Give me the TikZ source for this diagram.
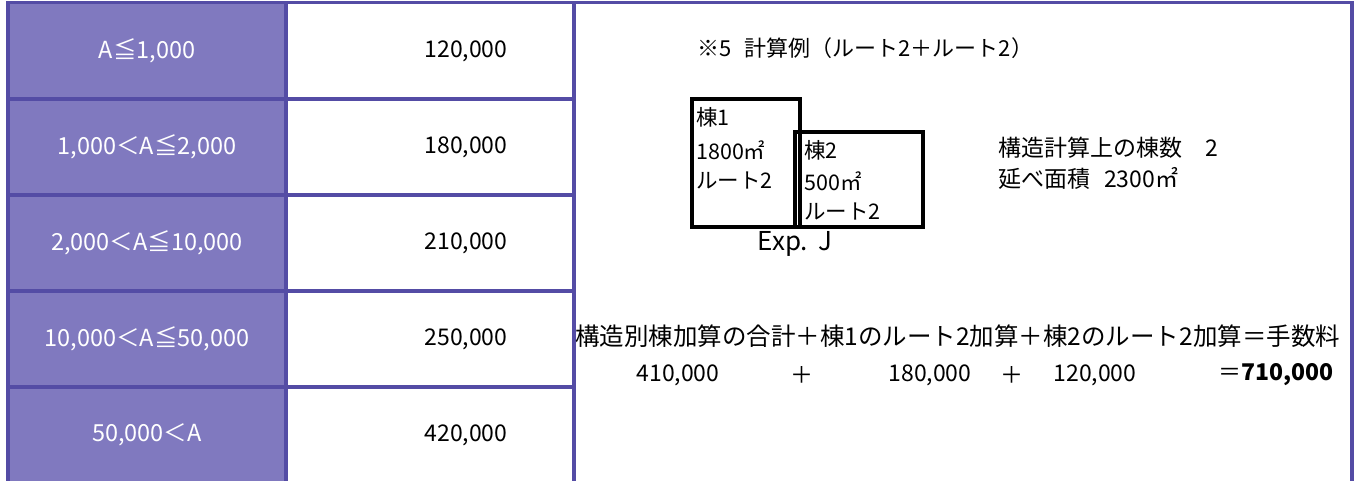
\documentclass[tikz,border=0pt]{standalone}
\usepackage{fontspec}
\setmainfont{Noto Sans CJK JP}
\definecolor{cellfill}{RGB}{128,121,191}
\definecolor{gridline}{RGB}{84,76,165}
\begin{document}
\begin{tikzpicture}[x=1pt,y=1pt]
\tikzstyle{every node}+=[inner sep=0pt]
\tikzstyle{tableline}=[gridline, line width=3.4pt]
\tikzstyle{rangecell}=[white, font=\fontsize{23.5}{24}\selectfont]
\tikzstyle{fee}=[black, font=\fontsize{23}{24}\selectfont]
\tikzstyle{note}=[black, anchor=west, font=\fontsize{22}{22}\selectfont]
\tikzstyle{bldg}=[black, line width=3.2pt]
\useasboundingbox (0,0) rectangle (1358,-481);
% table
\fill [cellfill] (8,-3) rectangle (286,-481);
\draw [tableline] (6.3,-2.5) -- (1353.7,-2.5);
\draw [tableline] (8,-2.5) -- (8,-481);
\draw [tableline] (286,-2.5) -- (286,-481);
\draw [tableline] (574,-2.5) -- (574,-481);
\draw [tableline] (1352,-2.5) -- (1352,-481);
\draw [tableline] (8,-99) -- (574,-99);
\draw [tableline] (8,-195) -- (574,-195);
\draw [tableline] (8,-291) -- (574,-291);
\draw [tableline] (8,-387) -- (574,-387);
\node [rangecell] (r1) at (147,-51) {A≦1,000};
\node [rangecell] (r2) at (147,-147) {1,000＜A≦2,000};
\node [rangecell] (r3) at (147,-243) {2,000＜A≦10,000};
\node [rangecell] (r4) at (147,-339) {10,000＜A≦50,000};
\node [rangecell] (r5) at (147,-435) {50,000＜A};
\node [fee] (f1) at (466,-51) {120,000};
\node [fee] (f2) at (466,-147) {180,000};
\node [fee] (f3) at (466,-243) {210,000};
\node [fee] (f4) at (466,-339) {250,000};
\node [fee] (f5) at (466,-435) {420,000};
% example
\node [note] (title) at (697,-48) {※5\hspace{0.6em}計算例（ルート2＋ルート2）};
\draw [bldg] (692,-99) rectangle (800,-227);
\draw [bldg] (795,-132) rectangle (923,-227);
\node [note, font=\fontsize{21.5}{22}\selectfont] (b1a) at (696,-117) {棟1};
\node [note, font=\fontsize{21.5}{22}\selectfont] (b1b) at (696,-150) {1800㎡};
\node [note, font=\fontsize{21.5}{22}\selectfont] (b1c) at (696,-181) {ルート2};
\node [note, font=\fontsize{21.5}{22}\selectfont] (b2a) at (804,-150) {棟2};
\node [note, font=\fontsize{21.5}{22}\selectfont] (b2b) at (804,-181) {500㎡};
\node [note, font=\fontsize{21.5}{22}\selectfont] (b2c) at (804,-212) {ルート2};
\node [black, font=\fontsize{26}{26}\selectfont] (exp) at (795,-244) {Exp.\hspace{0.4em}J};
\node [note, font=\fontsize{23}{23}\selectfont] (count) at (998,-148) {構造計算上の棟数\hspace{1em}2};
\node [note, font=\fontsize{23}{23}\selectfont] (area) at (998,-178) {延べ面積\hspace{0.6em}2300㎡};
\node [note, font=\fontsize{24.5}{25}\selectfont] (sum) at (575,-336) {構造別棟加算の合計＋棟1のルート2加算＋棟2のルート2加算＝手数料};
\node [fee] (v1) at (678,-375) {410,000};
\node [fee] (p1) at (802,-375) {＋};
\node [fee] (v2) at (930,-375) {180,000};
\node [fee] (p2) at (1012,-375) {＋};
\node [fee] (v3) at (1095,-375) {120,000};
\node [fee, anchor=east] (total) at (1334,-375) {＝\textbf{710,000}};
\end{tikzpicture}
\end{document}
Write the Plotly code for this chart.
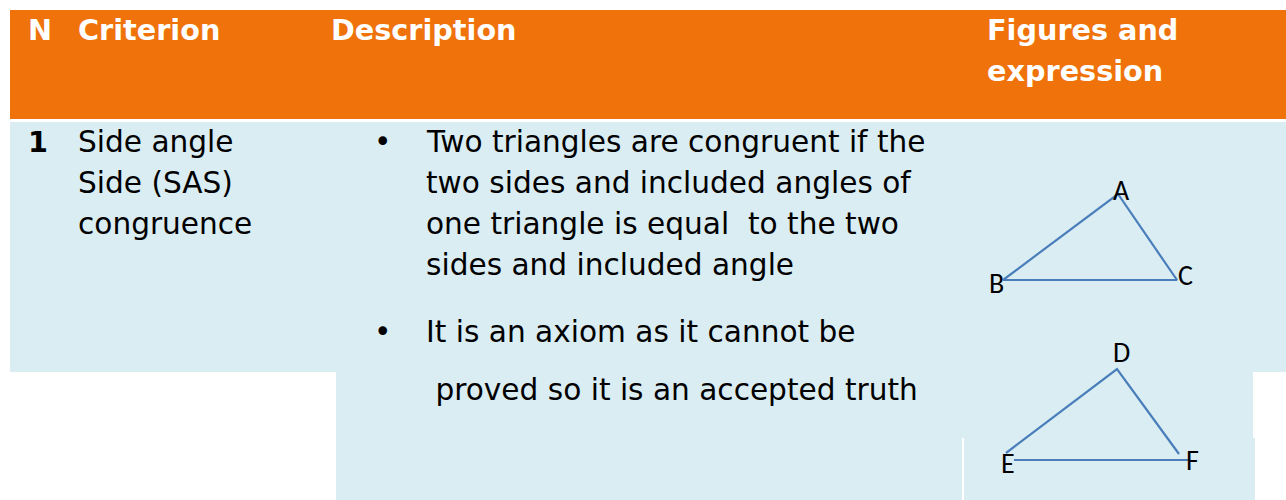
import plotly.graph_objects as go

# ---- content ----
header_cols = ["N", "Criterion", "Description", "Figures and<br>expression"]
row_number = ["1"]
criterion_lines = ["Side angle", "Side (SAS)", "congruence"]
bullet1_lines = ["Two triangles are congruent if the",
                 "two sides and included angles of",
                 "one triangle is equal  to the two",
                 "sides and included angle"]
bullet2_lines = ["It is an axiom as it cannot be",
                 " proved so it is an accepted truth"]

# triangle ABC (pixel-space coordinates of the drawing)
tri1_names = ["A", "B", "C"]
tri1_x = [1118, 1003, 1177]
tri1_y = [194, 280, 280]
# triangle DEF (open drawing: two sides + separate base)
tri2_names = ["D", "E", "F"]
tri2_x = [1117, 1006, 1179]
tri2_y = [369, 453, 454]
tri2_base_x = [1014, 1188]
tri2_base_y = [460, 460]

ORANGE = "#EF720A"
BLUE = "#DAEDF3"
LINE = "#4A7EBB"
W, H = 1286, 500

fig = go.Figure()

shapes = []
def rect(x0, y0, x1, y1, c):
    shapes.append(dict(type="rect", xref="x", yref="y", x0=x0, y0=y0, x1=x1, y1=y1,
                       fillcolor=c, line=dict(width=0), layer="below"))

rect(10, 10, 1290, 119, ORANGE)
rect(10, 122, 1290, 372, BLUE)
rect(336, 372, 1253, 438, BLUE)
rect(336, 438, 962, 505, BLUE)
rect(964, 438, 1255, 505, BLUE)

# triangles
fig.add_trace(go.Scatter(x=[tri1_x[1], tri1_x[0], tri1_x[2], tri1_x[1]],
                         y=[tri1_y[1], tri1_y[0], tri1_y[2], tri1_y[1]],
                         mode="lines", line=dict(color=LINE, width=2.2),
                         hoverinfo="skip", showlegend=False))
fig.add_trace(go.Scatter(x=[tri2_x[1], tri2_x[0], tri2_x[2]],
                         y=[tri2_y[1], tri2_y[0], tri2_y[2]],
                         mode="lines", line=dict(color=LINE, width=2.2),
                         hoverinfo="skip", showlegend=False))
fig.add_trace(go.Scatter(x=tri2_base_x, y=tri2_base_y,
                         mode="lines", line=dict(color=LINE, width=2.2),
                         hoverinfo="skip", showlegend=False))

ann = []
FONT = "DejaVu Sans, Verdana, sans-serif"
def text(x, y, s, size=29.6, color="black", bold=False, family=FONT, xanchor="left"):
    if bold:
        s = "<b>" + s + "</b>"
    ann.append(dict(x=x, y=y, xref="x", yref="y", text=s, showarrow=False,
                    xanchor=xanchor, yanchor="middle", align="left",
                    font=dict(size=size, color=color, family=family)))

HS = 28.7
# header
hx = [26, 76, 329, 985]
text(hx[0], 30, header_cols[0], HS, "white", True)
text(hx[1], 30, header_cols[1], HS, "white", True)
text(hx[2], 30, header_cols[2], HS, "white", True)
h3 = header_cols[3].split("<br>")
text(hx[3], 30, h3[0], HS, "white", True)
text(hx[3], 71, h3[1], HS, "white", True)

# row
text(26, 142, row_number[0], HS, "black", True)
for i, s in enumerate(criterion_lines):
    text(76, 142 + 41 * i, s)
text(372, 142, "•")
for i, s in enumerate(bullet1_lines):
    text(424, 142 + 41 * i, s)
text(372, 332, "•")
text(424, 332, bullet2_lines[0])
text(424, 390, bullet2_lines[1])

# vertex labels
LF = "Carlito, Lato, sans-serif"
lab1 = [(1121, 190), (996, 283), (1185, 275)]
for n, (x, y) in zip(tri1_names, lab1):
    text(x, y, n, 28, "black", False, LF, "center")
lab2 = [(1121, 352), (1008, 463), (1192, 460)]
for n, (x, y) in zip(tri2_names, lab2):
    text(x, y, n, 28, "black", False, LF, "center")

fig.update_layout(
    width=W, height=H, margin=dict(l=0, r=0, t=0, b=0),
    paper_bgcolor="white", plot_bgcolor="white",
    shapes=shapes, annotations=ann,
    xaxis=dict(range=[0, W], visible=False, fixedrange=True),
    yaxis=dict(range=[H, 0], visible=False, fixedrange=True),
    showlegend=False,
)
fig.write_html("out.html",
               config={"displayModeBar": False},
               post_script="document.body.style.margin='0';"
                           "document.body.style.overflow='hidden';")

■ ■ ■ ■ ■ ■ ■

Exercise instructions: Leave the pictures out, then copy word for word only the lines from the one containing "Write the Plotly code for this chart." through the one containing "import plotly.graph_objects as go", both included.

Solution:
Write the Plotly code for this chart.
import plotly.graph_objects as go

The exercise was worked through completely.